Sono quindi ancora del tutto valide, alle soglie del ventunesimo secolo, le parole che Mumford scriveva nel 1934: “Noi non  siamo  ancora entrati, sul piano della civiltà, nella  fase neotecnica”, e tantomeno in una fase “biotecnica” di cui Mumford credeva di vedere all’orizzonte i segni (p. 361).

Il  ricordare, e l’invito a rileggere, Mumford sono particolarmente importanti in questi momento in cui la società paleotecnica, in cui siamo  immersi,  mostra tutta la sua violenza e arroganza.

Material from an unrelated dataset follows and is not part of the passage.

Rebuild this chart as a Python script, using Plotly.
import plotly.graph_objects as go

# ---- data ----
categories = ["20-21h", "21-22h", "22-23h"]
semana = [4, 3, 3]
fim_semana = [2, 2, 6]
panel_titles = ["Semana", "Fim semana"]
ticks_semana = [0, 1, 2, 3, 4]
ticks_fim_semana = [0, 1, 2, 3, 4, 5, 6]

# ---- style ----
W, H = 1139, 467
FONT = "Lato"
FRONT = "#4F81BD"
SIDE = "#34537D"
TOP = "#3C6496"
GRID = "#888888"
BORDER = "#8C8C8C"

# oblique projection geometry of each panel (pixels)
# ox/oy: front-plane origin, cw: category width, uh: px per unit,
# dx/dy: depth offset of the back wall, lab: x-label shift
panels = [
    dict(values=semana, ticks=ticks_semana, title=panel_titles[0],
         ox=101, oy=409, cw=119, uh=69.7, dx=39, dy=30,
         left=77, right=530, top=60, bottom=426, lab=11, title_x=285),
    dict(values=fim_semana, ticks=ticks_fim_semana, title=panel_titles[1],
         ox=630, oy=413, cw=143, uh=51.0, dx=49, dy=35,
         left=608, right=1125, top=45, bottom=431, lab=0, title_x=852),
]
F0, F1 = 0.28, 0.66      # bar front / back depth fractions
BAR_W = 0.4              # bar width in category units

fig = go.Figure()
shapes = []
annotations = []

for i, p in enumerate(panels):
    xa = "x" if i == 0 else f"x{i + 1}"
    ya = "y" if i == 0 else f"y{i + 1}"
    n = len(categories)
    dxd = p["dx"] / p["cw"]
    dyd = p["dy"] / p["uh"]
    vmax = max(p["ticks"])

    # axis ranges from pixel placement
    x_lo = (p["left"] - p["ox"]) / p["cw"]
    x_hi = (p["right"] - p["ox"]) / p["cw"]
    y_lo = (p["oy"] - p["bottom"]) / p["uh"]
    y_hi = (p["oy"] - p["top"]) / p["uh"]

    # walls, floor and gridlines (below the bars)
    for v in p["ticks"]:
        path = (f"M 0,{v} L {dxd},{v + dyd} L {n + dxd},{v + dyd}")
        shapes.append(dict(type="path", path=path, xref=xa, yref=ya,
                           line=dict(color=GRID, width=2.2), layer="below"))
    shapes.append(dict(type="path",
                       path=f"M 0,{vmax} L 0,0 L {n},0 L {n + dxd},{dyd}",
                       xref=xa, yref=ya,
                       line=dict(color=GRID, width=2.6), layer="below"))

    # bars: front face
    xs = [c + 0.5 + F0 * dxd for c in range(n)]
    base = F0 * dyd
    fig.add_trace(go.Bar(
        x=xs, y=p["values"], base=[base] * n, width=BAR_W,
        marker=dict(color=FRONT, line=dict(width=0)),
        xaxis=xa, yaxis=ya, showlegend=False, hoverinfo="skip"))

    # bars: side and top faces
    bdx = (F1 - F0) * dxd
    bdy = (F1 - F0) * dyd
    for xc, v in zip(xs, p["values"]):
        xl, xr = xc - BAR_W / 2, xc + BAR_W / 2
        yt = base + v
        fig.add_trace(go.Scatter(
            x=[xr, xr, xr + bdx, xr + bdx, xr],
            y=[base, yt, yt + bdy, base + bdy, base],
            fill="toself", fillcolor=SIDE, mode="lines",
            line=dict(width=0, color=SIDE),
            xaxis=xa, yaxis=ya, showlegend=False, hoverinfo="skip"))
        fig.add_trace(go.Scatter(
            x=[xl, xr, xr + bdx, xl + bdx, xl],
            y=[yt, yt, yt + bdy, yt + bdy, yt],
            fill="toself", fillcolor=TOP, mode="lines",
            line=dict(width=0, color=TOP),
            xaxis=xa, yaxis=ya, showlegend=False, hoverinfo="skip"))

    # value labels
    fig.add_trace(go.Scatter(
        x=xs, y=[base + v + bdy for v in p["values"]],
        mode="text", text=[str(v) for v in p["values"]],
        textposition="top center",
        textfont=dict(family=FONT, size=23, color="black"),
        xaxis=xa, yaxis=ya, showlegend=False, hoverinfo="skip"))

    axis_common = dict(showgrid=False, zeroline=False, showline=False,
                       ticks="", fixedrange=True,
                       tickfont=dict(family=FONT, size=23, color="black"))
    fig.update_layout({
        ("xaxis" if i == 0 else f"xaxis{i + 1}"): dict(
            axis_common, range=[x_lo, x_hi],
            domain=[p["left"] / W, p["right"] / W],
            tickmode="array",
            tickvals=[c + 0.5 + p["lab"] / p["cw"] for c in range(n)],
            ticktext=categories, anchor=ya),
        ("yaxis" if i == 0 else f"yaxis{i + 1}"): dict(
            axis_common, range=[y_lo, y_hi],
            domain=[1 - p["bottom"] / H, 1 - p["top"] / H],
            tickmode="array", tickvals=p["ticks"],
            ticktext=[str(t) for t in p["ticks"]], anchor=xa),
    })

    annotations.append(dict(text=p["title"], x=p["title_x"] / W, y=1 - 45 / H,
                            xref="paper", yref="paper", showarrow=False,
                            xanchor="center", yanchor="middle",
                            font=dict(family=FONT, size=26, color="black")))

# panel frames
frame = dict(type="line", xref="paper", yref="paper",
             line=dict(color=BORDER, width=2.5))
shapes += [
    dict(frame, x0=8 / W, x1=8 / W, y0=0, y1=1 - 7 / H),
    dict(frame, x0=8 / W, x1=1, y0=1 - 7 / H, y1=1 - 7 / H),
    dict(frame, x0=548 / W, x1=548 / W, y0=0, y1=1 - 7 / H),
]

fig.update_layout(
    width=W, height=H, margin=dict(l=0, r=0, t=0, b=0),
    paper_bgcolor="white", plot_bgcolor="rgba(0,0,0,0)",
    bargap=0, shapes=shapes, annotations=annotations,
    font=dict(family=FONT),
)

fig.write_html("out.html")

Molte innovazioni tecniche vengono usate immediatamente dalla megamacchina contro gli esseri umani: si  pensi all’uso che il potere politico ed economico fanno della televisione per livellare i gusti, per spingere ad una crescente  dipendenza nei confronti del possesso e del consumo delle merci, per soffocare la stessa democrazia. La  rilettura della  proposta neotecnica di Mumford potrebbe, se lo volessimo, indurci ad avviare un grande movimento di liberazione per riconoscere e combattere la “megamacchina”.

“Impossibile? No. Per quanto la scienza e la  tecnica abbiano  ampiamente  dirottato  dal  loro  più esatto itinerario, esse ci hanno insegnato almeno una lezione: niente è impossibile” (p.453).